October 25, 2006
Travel & Leisure
By Peter Jon Lindberg
New Yorkers looking for the small-town quality of life in the big city, and visitors who shun the spoon-fed tourist spots, are now flocking to Brooklyn. Travel writer and Brooklynite Peter Jon Lindberg often travels the world without leaving Brooklyn.
It seems that a postcard from Brooklyn isn't complete without a couple of paragraphs about Bruce Ratner's Atlantic Yards proposal:
The fiercest battle, however, centers on Atlantic Yards, a $4.2 billion development that would bring 16 residential and commercial towers and a Frank Gehry–designed basketball arena to the corner of Flatbush and Atlantic Avenues, already one of the most congested intersections in the city. The 22-acre complex would replace a derelict rail yard—as well as seven residential blocks of not-at-all-derelict Prospect Heights. Most tenants and homeowners in the project’s footprint have already vacated their apartments, but a handful still remain, refusing buyout offers and possibly forcing an eminent domain action.
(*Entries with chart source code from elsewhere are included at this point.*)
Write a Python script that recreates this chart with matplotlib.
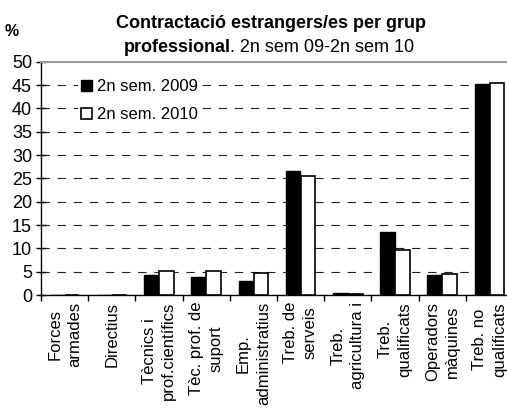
import matplotlib
matplotlib.use("Agg")
import matplotlib.pyplot as plt
import numpy as np
from matplotlib.patches import Patch

plt.rcParams["font.family"] = ["Liberation Sans", "DejaVu Sans"]

categories = [
    "Forces\narmades",
    "Directius",
    "Tècnics i\nprof.científics",
    "Tèc. prof. de\nsuport",
    "Emp.\nadministratius",
    "Treb. de\nserveis",
    "Treb.\nagricultura i",
    "Treb.\nqualificats",
    "Operadors\nmàquines",
    "Treb. no\nqualificats",
]
sem_2009 = [0.1, 0.1, 4.3, 3.9, 2.9, 26.6, 0.5, 13.4, 4.3, 45.2]
sem_2010 = [0.0, 0.1, 5.2, 5.1, 4.8, 25.4, 0.3, 9.7, 4.5, 45.4]
series_labels = ["2n sem. 2009", "2n sem. 2010"]
y_ticks = list(range(0, 55, 5))

W, H = 507, 409
fig = plt.figure(figsize=(W / 100, H / 100), dpi=100)
left, right = 41 / W, 1.0
bottom, top = (H - 295) / H, (H - 61.7) / H
ax = fig.add_axes([left, bottom, right - left, top - bottom])

x = np.arange(len(categories))
bw = 0.31
ax.bar(x + 0.5 - bw / 2 - 0.005, sem_2009, width=bw, color="black", edgecolor="black", linewidth=1.0, zorder=3)
ax.bar(x + 0.5 + bw / 2 + 0.005, sem_2010, width=bw, color="white", edgecolor="black", linewidth=1.2, zorder=3)

group_px = 47.2
ax.set_xlim(0, (W - 41) / group_px)
ax.set_ylim(0, 50)

ax.set_yticks(y_ticks)
ax.tick_params(axis="y", direction="inout", length=7, width=1, labelsize=13, pad=3)
for yv in y_ticks[1:-1]:
    ax.axhline(yv, color="#222222", linewidth=0.8, linestyle=(0, (7.5, 7)), zorder=1)

ax.set_xticks(np.arange(0, len(categories)))
ax.set_xticklabels([])
ax.set_xticks(x + 0.5, minor=True)
ax.set_xticklabels(categories, minor=True, rotation=90, ha="center", va="top",
                   multialignment="center", fontsize=12, linespacing=1.4)
ax.tick_params(axis="x", which="major", direction="out", length=4.5, width=1)
ax.tick_params(axis="x", which="minor", length=0, pad=5)

ax.spines["right"].set_visible(False)
ax.spines["top"].set_color("#999999")
ax.spines["top"].set_linewidth(1.5)
ax.spines["left"].set_linewidth(1.0)
ax.spines["bottom"].set_linewidth(1.0)

handles = [
    Patch(facecolor="black", edgecolor="black", linewidth=1.0),
    Patch(facecolor="white", edgecolor="black", linewidth=1.2),
]
leg = ax.legend(handles, series_labels, loc="upper left", bbox_to_anchor=(0.079, 0.94),
                frameon=True, fancybox=False, fontsize=12, handlelength=0.65, handleheight=0.65,
                handletextpad=0.3, labelspacing=0.8, borderaxespad=0, borderpad=0.2)
leg.get_frame().set_facecolor("white")
leg.get_frame().set_edgecolor("none")
leg.get_frame().set_alpha(1.0)
leg.set_zorder(5)

fig.text(12 / W, 1 - 31 / H, "%", fontsize=11.5, fontweight="bold", ha="center", va="center")

fig.text(271 / W, 1 - 23 / H, "Contractació estrangers/es per grup", fontsize=13,
         fontweight="bold", ha="center", va="center")

renderer = fig.canvas.get_renderer()
t_bold = fig.text(0, 1 - 47 / H, "professional", fontsize=13, fontweight="bold",
                  ha="left", va="center")
t_norm = fig.text(0, 1 - 47 / H, ". 2n sem 09-2n sem 10", fontsize=13,
                  ha="left", va="center")
wb = t_bold.get_window_extent(renderer).width
wn = t_norm.get_window_extent(renderer).width
start = 269 - (wb + wn) / 2
t_bold.set_x(start / W)
t_norm.set_x((start + wb) / W)

fig.savefig("out.png", dpi=100)
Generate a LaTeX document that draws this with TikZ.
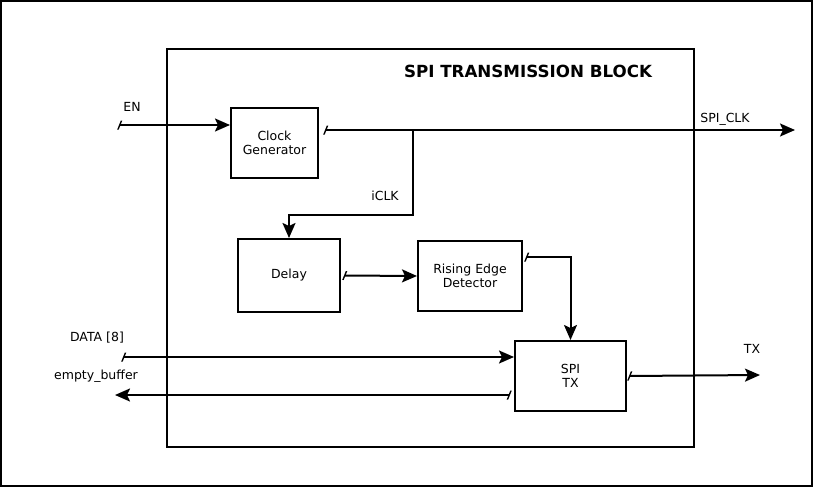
\documentclass[tikz,border=0pt]{standalone}
\usepackage{fontspec}
\setmainfont{DejaVu Sans}
\usetikzlibrary{arrows.meta}

\tikzset{
  blk/.style={draw, line width=2pt, inner sep=0pt, align=center},
  wire/.style={line width=2pt, -{Stealth[length=15pt,width=13pt,inset=3pt]}},
  sig/.style={wire, {Bar[width=9pt,slant=0.4,line width=1.5pt]}-{Stealth[length=15pt,width=13pt,inset=3pt]}},
  lbl/.style={inner sep=0pt}
}

\begin{document}
\begin{tikzpicture}[x=1pt, y=-1pt, font=\fontsize{12.5}{14.5}\selectfont]

    % Frames
    \useasboundingbox (0,0) rectangle (813,487);
    \draw[line width=1.8pt] (1,1) rectangle (812,486);
    \draw[line width=2.2pt] (167,49) rectangle (694,447);
    \node[lbl, font=\fontsize{16.7}{19}\selectfont\bfseries] (title) at (528,71) {SPI TRANSMISSION BLOCK};

    % Blocks
    \node[blk, minimum width=87pt, minimum height=70pt] (clkgen) at (274.5,143) {Clock\\Generator};
    \node[blk, minimum width=102pt, minimum height=73pt] (delay) at (289,275.5) {Delay};
    \node[blk, minimum width=104pt, minimum height=70pt] (red) at (470,276) {Rising Edge\\Detector};
    \node[blk, minimum width=111pt, minimum height=70pt] (spitx) at (570.5,376) {SPI\\TX};

    % Free ends
    \coordinate (en) at (119,125);
    \coordinate (spiclk) at (795,130);
    \coordinate (tap) at (413,130);
    \coordinate (data) at (123,357);
    \coordinate (empty) at (115,395);
    \coordinate (tx) at (760,375);

    % Clock
    \draw[sig] (en) -- (en -| clkgen.west);
    \draw[sig] ([xshift=6pt]clkgen.east |- spiclk) -- (spiclk);
    \draw[wire] (tap) |- ([yshift=23pt]delay.north) -- (delay.north);

    % Data path
    \draw[sig] ([xshift=3pt]delay.east) -- (red.west);
    \draw[sig] ([xshift=3pt,yshift=-17pt]red.north east) -| (spitx.north);
    \draw[sig] (data) -- (data -| spitx.west);
    \draw[sig] ([xshift=-4pt]empty -| spitx.west) -- (empty);
    \draw[sig] ([xshift=2pt]spitx.east) -- (tx);

    % Labels
    \node[lbl] (enlbl) at (132,107) {EN};
    \node[lbl] (spiclklbl) at (725,119) {SPI\_CLK};
    \node[lbl] (iclklbl) at (385,196) {iCLK};
    \node[lbl] (datalbl) at (97,338) {DATA [8]};
    \node[lbl] (emptylbl) at (96,376) {empty\_buffer};
    \node[lbl] (txlbl) at (752,349) {TX};

\end{tikzpicture}
\end{document}
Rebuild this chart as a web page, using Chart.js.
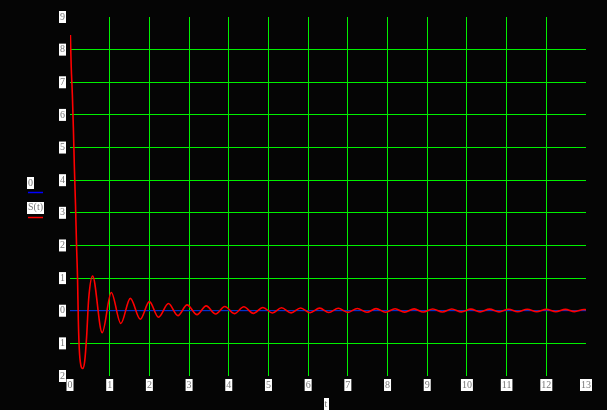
<!DOCTYPE html>
<html>
<head>
<meta charset="utf-8">
<script src="https://cdn.jsdelivr.net/npm/chart.js@4/dist/chart.umd.min.js"></script>
<style>
  html, body { margin: 0; padding: 0; background: #050505; }
  canvas { display: block; }
</style>
</head>
<body>
<canvas id="c" width="607" height="410"></canvas>
<script>
// ---- data ----
const tValues = [0.01,0.03,0.06,0.085,0.11,0.14,0.165,0.19,0.21,0.235,0.27,0.32,0.37,0.42,0.47,
  0.57,0.81,1.04,1.28,1.52,1.77,2.00,2.23,2.48,2.72,2.95,3.20,3.43,3.67,3.90,4.14,4.38,4.62,4.86,5.10,
  5.33,5.57,5.81,6.05,6.29,6.52,6.76,7.00,7.24,7.48,7.71,7.95,8.19,8.43,8.67,8.90,9.14,9.38,9.62,9.86,
  10.10,10.33,10.57,10.81,11.05,11.28,11.52,11.76,12.00,12.24,12.48,12.71,12.95,13.0];
const sValues = [8.45,7.5,6.6,5.6,4.4,3.2,2.0,1.0,-0.3,-1.2,-1.65,-1.77,-1.55,-0.77,0.35,
  1.06,-0.67,0.56,-0.39,0.38,-0.26,0.28,-0.20,0.22,-0.15,0.18,-0.12,0.15,-0.10,0.13,-0.09,0.12,-0.08,0.10,-0.07,
  0.09,-0.065,0.085,-0.06,0.08,-0.055,0.075,-0.05,0.07,-0.048,0.065,-0.045,0.06,-0.043,0.058,-0.04,0.055,-0.038,0.052,-0.036,
  0.05,-0.035,0.048,-0.034,0.046,-0.032,0.044,-0.031,0.042,-0.03,0.04,-0.029,0.038,0.03];
const zeroT = [0, 13];
const zeroValues = [0, 0];
const seriesNames = ['0', 'S(t)'];
const xTitle = 't';
const yTickLabels = {'-2':'2','-1':'1','0':'0','1':'1','2':'2','3':'3','4':'4','5':'5','6':'6','7':'7','8':'8','9':'9'};

const GRID = '#00f000';
const LABEL_FONT = '10px "Liberation Serif"';

function boxText(ctx, txt, x, y, align) {
  ctx.font = LABEL_FONT;
  const w = ctx.measureText(txt).width;
  let left = align === 'left' ? x : x - w / 2;
  ctx.fillStyle = '#ffffff';
  ctx.fillRect(Math.round(left) - 1, Math.round(y - 6), Math.round(w) + 2, 12);
  ctx.fillStyle = '#777777';
  ctx.textBaseline = 'middle';
  ctx.textAlign = 'left';
  ctx.fillText(txt, left, y);
}

const extras = {
  id: 'extras',
  beforeDraw(chart) {
    const ctx = chart.ctx;
    ctx.save();
    ctx.fillStyle = '#050505';
    ctx.fillRect(0, 0, chart.width, chart.height);
    ctx.restore();
  },
  afterDraw(chart) {
    const ctx = chart.ctx;
    ctx.save();
    // legend
    boxText(ctx, seriesNames[0], 28, 183, 'left');
    ctx.strokeStyle = '#0000ff';
    ctx.lineWidth = 1.5;
    ctx.beginPath(); ctx.moveTo(28, 192.5); ctx.lineTo(43, 192.5); ctx.stroke();
    boxText(ctx, seriesNames[1], 28, 207.5, 'left');
    ctx.strokeStyle = '#ff0000';
    ctx.lineWidth = 1.5;
    ctx.beginPath(); ctx.moveTo(28, 217.5); ctx.lineTo(43, 217.5); ctx.stroke();
    // x title
    boxText(ctx, xTitle, 326, 404, 'center');
    ctx.restore();
  }
};

new Chart(document.getElementById('c'), {
  type: 'line',
  data: {
    datasets: [
      {
        label: seriesNames[1],
        data: tValues.map((t, i) => ({x: t, y: sValues[i]})),
        borderColor: '#ff0000',
        borderWidth: 1.6,
        pointRadius: 0,
        cubicInterpolationMode: 'monotone',
        fill: false
      },
      {
        label: seriesNames[0],
        data: zeroT.map((t, i) => ({x: t, y: zeroValues[i]})),
        borderColor: '#0000ff',
        borderWidth: 1,
        pointRadius: 0,
        fill: false
      }
    ]
  },
  options: {
    responsive: false,
    animation: false,
    devicePixelRatio: 1,
    layout: { padding: { top: 17, right: 21, bottom: 0, left: 0 } },
    plugins: { legend: { display: false }, tooltip: { enabled: false } },
    scales: {
      x: {
        type: 'linear', min: 0, max: 13,
        border: { display: false },
        grid: {
          drawTicks: false,
          lineWidth: 1,
          color: c => (c.tick && (c.tick.value === 0 || c.tick.value === 13)) ? 'rgba(0,0,0,0)' : GRID
        },
        ticks: {
          stepSize: 1, autoSkip: false, maxRotation: 0,
          color: '#777777',
          font: { family: 'Liberation Serif', size: 10 },
          padding: 3,
          showLabelBackdrop: true,
          backdropColor: '#ffffff',
          backdropPadding: { x: 1, y: 0 }
        },
        afterFit: s => { s.height = 34; }
      },
      y: {
        type: 'linear', min: -2, max: 9,
        border: { display: false },
        grid: {
          drawTicks: false,
          lineWidth: 1,
          color: c => (c.tick && (c.tick.value === -2 || c.tick.value === 9)) ? 'rgba(0,0,0,0)' : GRID
        },
        ticks: {
          stepSize: 1, autoSkip: false,
          color: '#777777',
          font: { family: 'Liberation Serif', size: 10 },
          padding: 5,
          showLabelBackdrop: true,
          backdropColor: '#ffffff',
          backdropPadding: { x: 1, y: 0 },
          callback: v => yTickLabels[String(v)]
        },
        afterFit: s => { s.width = 70; }
      }
    }
  },
  plugins: [extras]
});
</script>
</body>
</html>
The pros and cons are both outsized. According to an environmental-impact study, Atlantic Yards would cast a literal shadow over surrounding low-rise neighborhoods, place a significant strain on mass transit, and knot up some 60 intersections in gridlock. It would also supply 2,250 subsidized apartments for low- and middle-income residents (an increasingly threatened population in New York), create thousands of jobs, add up to $1.5 billion in tax revenue, and relocate the New Jersey Nets to a legendarily jilted sports town that’s gone five decades without a big-league team.
Brooklyn desperately needs affordable housing. And an NBA franchise would be a potent symbol and point of pride for still bereft trolley dodgers. Yet Atlantic Yards seems grotesquely proportioned, the proverbial bazooka-on-a-quail-hunt. If approved, it will be the biggest and costliest development in Brooklyn’s history: a Manhattan-scale megaplex in a borough defined by its small neighborhood charms.
NoLandGrab: Lindberg might want to check that $1.5-billion number with "The Mad Factchecker" Norman Oder, who finds that the Empire State Development Corporation calculates the benefits at around $1.4 billion, but without considering substantial public costs.